> **Exercise**: No images are to be carried over; print all other material exactly as it stands.

> **Data**:
______________________________

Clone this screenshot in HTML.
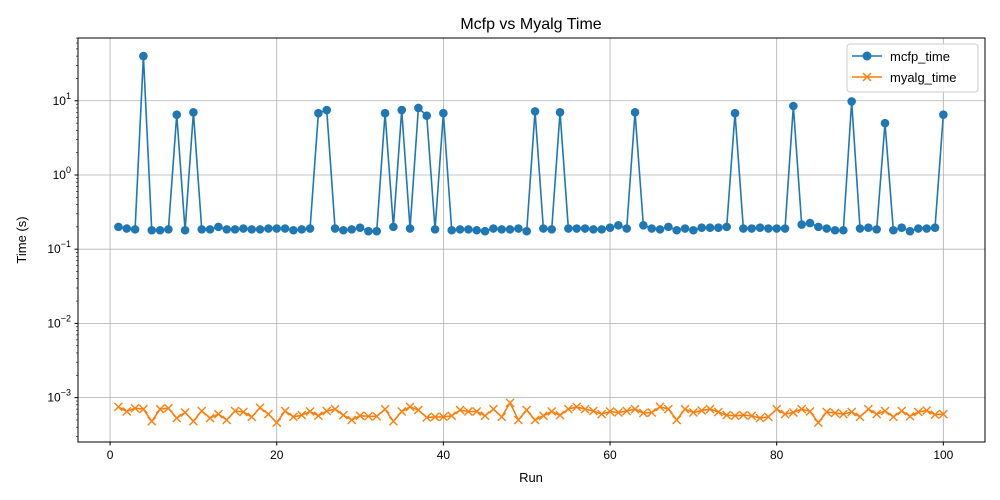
<!DOCTYPE html>
<html><head><meta charset="utf-8">
<style>
html,body{margin:0;padding:0;background:#fff;}
svg{display:block;font-family:"Liberation Sans","DejaVu Sans",sans-serif;}
</style></head>
<body>
<svg id="chart" width="1000" height="500" viewBox="0 0 1000 500" xmlns="http://www.w3.org/2000/svg">
<rect x="0" y="0" width="1000" height="500" fill="#fff"/>
<text x="531" y="29" font-size="16" text-anchor="middle" fill="#000">Mcfp vs Myalg Time</text>
<g id="grid"></g>
<g id="series"></g>
<rect x="78" y="38" width="907" height="404" fill="none" stroke="#000" stroke-width="1"/>
<g id="axes"></g>
<text x="531" y="482" font-size="13" text-anchor="middle">Run</text>
<text x="26" y="240" font-size="13" text-anchor="middle" transform="rotate(-90 26 240)">Time (s)</text>
<g>
<rect x="847" y="44" width="131" height="48" rx="3" fill="#fff" fill-opacity="0.8" stroke="#ccc"/>
<g>
<line x1="852" y1="56" x2="882" y2="56" stroke="#1f77b4" stroke-width="1.5"/>
<circle cx="867" cy="56" r="4.5" fill="#1f77b4"/>
<text x="890" y="61" font-size="13">mcfp_time</text></g>
<g>
<line x1="852" y1="77" x2="882" y2="77" stroke="#ff7f0e" stroke-width="1.5"/>
<path d="M863,73 l8,8 M871,73 l-8,8" stroke="#ff7f0e" stroke-width="1.5"/>
<text x="890" y="82" font-size="13">myalg_time</text></g>
</g>
</svg>
<script>
const runs = Array.from({length:100},(_,i)=>i+1);
const mcfpTime = [
0.20,0.19,0.185,40,0.18,0.18,0.185,6.5,0.18,7,
0.185,0.185,0.20,0.185,0.185,0.19,0.185,0.185,0.19,0.19,
0.19,0.18,0.185,0.19,6.8,7.5,0.19,0.18,0.185,0.195,
0.175,0.175,6.8,0.20,7.5,0.19,8,6.3,0.185,6.8,
0.18,0.185,0.185,0.18,0.175,0.19,0.185,0.185,0.19,0.175,
7.2,0.19,0.185,7,0.19,0.19,0.19,0.185,0.185,0.195,
0.21,0.19,7,0.21,0.19,0.185,0.20,0.18,0.19,0.18,
0.195,0.195,0.195,0.20,6.8,0.19,0.19,0.195,0.19,0.19,
0.19,8.5,0.215,0.225,0.20,0.19,0.18,0.18,9.8,0.19,
0.195,0.185,5,0.18,0.195,0.175,0.19,0.19,0.195,6.5];
const myalgTime = [
7.5,6.5,7.2,7,4.8,7,7.2,5.3,6.3,4.8,
6.6,5.3,6,5,6.6,6.4,5.5,7.3,6,4.6,
6.6,5.5,5.8,6.5,5.7,6.6,7,5.8,5,5.7,
5.6,5.6,7,4.8,6.5,7.5,6.8,5.4,5.5,5.5,
5.7,6.8,6.5,6.5,5.7,7,5.5,8.5,5,6.8,
5,5.7,6.5,5.8,7,7.5,7,6.6,6,6.5,
6.3,6.6,7,6.2,6.3,7.5,7,5,7,6.3,
6.7,7,6.4,5.8,5.7,5.8,5.7,5.3,5.5,7,
6,6.3,7,6.5,4.6,6.4,6.2,6,6.4,5.5,
7,6,6.6,5.5,6.6,5.6,6.4,6.7,5.9,6].map(v=>v*1e-4);
const xTicks = [0,20,40,60,80,100];
const yTickExps = [-3,-2,-1,0,1];

const NS="http://www.w3.org/2000/svg";
const L=78,R=985,T=38,B=442;
const xMin=-3.85,xMax=105.0,lMin=-3.598,lMax=1.846;
const xs=v=>L+(v-xMin)/(xMax-xMin)*(R-L);
const ys=v=>B-(Math.log10(v)-lMin)/(lMax-lMin)*(B-T);
function mk(tag,attrs,parent){const e=document.createElementNS(NS,tag);for(const k in attrs)e.setAttribute(k,attrs[k]);parent.appendChild(e);return e;}
const grid=document.getElementById('grid'),axes=document.getElementById('axes'),ser=document.getElementById('series');
xTicks.forEach(t=>{const x=xs(t);
 const g=mk('line',{x1:x,x2:x,y1:T,y2:B,stroke:'#b0b0b0','stroke-width':0.8},grid);
 
 
 mk('line',{x1:x,x2:x,y1:B,y2:B+3.5,stroke:'#000'},axes);
 const tx=mk('text',{x:x,y:B+17,'font-size':12,'text-anchor':'middle'},axes);tx.textContent=t;
 
 
});
yTickExps.forEach(e=>{const y=ys(Math.pow(10,e));
 const g=mk('line',{x1:L,x2:R,y1:y,y2:y,stroke:'#b0b0b0','stroke-width':0.8},grid);
 
 
 mk('line',{x1:L-3.5,x2:L,y1:y,y2:y,stroke:'#000'},axes);
 const tx=mk('text',{x:L-7,y:y+4,'font-size':12,'text-anchor':'end'},axes);
 
 
 const a=document.createElementNS(NS,'tspan');a.textContent='10';tx.appendChild(a);
 const s=document.createElementNS(NS,'tspan');s.setAttribute('dy','-6');s.setAttribute('font-size','9');s.textContent=(e<0?'\u2212':'')+Math.abs(e);
 tx.insertBefore(a,null);tx.appendChild(s);
 tx.setAttribute('x',L-7+0);
});
// minor ticks
for(let e=-4;e<=1;e++)for(let m=2;m<=9;m++){const v=m*Math.pow(10,e);const l=Math.log10(v);if(l<lMin||l>lMax)continue;const y=ys(v);mk('line',{x1:L-2,x2:L,y1:y,y2:y,stroke:'#000','stroke-width':0.6},axes);}
function drawSeries(vals,color,name,marker){
 const pts=runs.map((r,i)=>xs(r).toFixed(2)+','+ys(vals[i]).toFixed(2)).join(' ');
 const pl=mk('polyline',{points:pts,fill:'none',stroke:color,'stroke-width':1.6},ser);
 
 
 runs.forEach((r,i)=>{const x=xs(r),y=ys(vals[i]);let m;
  if(marker==='o'){m=mk('circle',{cx:x,cy:y,r:4.3,fill:color},ser);}
  else{m=mk('path',{d:`M${x-4},${y-4}L${x+4},${y+4}M${x+4},${y-4}L${x-4},${y+4}`,stroke:color,'stroke-width':1.4,fill:'none'},ser);}
  
  
 });
}
drawSeries(mcfpTime,'#1f77b4','mcfp','o');
drawSeries(myalgTime,'#ff7f0e','myalg','x');
</script>
</body></html>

______________________________

> **Output below**:
Clone this screenshot in HTML.
<!DOCTYPE html>
<html><head><meta charset="utf-8">
<style>
html,body{margin:0;padding:0;background:#fff;}
svg{display:block;font-family:"Liberation Sans","DejaVu Sans",sans-serif;}
</style></head>
<body>
<svg id="chart" width="1000" height="500" viewBox="0 0 1000 500" xmlns="http://www.w3.org/2000/svg">
<rect x="0" y="0" width="1000" height="500" fill="#fff"/>
<text x="531" y="29" font-size="16" text-anchor="middle" fill="#000">Mcfp vs Myalg Time</text>
<g id="grid"></g>
<g id="series"></g>
<rect x="78" y="38" width="907" height="404" fill="none" stroke="#000" stroke-width="1"/>
<g id="axes"></g>
<text x="531" y="482" font-size="13" text-anchor="middle">Run</text>
<text x="26" y="240" font-size="13" text-anchor="middle" transform="rotate(-90 26 240)">Time (s)</text>
<g>
<rect x="847" y="44" width="131" height="48" rx="3" fill="#fff" fill-opacity="0.8" stroke="#ccc"/>
<g>
<line x1="852" y1="56" x2="882" y2="56" stroke="#1f77b4" stroke-width="1.5"/>
<circle cx="867" cy="56" r="4.5" fill="#1f77b4"/>
<text x="890" y="61" font-size="13">mcfp_time</text></g>
<g>
<line x1="852" y1="77" x2="882" y2="77" stroke="#ff7f0e" stroke-width="1.5"/>
<path d="M863,73 l8,8 M871,73 l-8,8" stroke="#ff7f0e" stroke-width="1.5"/>
<text x="890" y="82" font-size="13">myalg_time</text></g>
</g>
</svg>
<script>
const runs = Array.from({length:100},(_,i)=>i+1);
const mcfpTime = [
0.20,0.19,0.185,40,0.18,0.18,0.185,6.5,0.18,7,
0.185,0.185,0.20,0.185,0.185,0.19,0.185,0.185,0.19,0.19,
0.19,0.18,0.185,0.19,6.8,7.5,0.19,0.18,0.185,0.195,
0.175,0.175,6.8,0.20,7.5,0.19,8,6.3,0.185,6.8,
0.18,0.185,0.185,0.18,0.175,0.19,0.185,0.185,0.19,0.175,
7.2,0.19,0.185,7,0.19,0.19,0.19,0.185,0.185,0.195,
0.21,0.19,7,0.21,0.19,0.185,0.20,0.18,0.19,0.18,
0.195,0.195,0.195,0.20,6.8,0.19,0.19,0.195,0.19,0.19,
0.19,8.5,0.215,0.225,0.20,0.19,0.18,0.18,9.8,0.19,
0.195,0.185,5,0.18,0.195,0.175,0.19,0.19,0.195,6.5];
const myalgTime = [
7.5,6.5,7.2,7,4.8,7,7.2,5.3,6.3,4.8,
6.6,5.3,6,5,6.6,6.4,5.5,7.3,6,4.6,
6.6,5.5,5.8,6.5,5.7,6.6,7,5.8,5,5.7,
5.6,5.6,7,4.8,6.5,7.5,6.8,5.4,5.5,5.5,
5.7,6.8,6.5,6.5,5.7,7,5.5,8.5,5,6.8,
5,5.7,6.5,5.8,7,7.5,7,6.6,6,6.5,
6.3,6.6,7,6.2,6.3,7.5,7,5,7,6.3,
6.7,7,6.4,5.8,5.7,5.8,5.7,5.3,5.5,7,
6,6.3,7,6.5,4.6,6.4,6.2,6,6.4,5.5,
7,6,6.6,5.5,6.6,5.6,6.4,6.7,5.9,6].map(v=>v*1e-4);
const xTicks = [0,20,40,60,80,100];
const yTickExps = [-3,-2,-1,0,1];

const NS="http://www.w3.org/2000/svg";
const L=78,R=985,T=38,B=442;
const xMin=-3.85,xMax=105.0,lMin=-3.598,lMax=1.846;
const xs=v=>L+(v-xMin)/(xMax-xMin)*(R-L);
const ys=v=>B-(Math.log10(v)-lMin)/(lMax-lMin)*(B-T);
function mk(tag,attrs,parent){const e=document.createElementNS(NS,tag);for(const k in attrs)e.setAttribute(k,attrs[k]);parent.appendChild(e);return e;}
const grid=document.getElementById('grid'),axes=document.getElementById('axes'),ser=document.getElementById('series');
xTicks.forEach(t=>{const x=xs(t);
 const g=mk('line',{x1:x,x2:x,y1:T,y2:B,stroke:'#b0b0b0','stroke-width':0.8},grid);
 
 
 mk('line',{x1:x,x2:x,y1:B,y2:B+3.5,stroke:'#000'},axes);
 const tx=mk('text',{x:x,y:B+17,'font-size':12,'text-anchor':'middle'},axes);tx.textContent=t;
 
 
});
yTickExps.forEach(e=>{const y=ys(Math.pow(10,e));
 const g=mk('line',{x1:L,x2:R,y1:y,y2:y,stroke:'#b0b0b0','stroke-width':0.8},grid);
 
 
 mk('line',{x1:L-3.5,x2:L,y1:y,y2:y,stroke:'#000'},axes);
 const tx=mk('text',{x:L-7,y:y+4,'font-size':12,'text-anchor':'end'},axes);
 
 
 const a=document.createElementNS(NS,'tspan');a.textContent='10';tx.appendChild(a);
 const s=document.createElementNS(NS,'tspan');s.setAttribute('dy','-6');s.setAttribute('font-size','9');s.textContent=(e<0?'\u2212':'')+Math.abs(e);
 tx.insertBefore(a,null);tx.appendChild(s);
 tx.setAttribute('x',L-7+0);
});
// minor ticks
for(let e=-4;e<=1;e++)for(let m=2;m<=9;m++){const v=m*Math.pow(10,e);const l=Math.log10(v);if(l<lMin||l>lMax)continue;const y=ys(v);mk('line',{x1:L-2,x2:L,y1:y,y2:y,stroke:'#000','stroke-width':0.6},axes);}
function drawSeries(vals,color,name,marker){
 const pts=runs.map((r,i)=>xs(r).toFixed(2)+','+ys(vals[i]).toFixed(2)).join(' ');
 const pl=mk('polyline',{points:pts,fill:'none',stroke:color,'stroke-width':1.6},ser);
 
 
 runs.forEach((r,i)=>{const x=xs(r),y=ys(vals[i]);let m;
  if(marker==='o'){m=mk('circle',{cx:x,cy:y,r:4.3,fill:color},ser);}
  else{m=mk('path',{d:`M${x-4},${y-4}L${x+4},${y+4}M${x+4},${y-4}L${x-4},${y+4}`,stroke:color,'stroke-width':1.4,fill:'none'},ser);}
  
  
 });
}
drawSeries(mcfpTime,'#1f77b4','mcfp','o');
drawSeries(myalgTime,'#ff7f0e','myalg','x');
</script>
</body></html>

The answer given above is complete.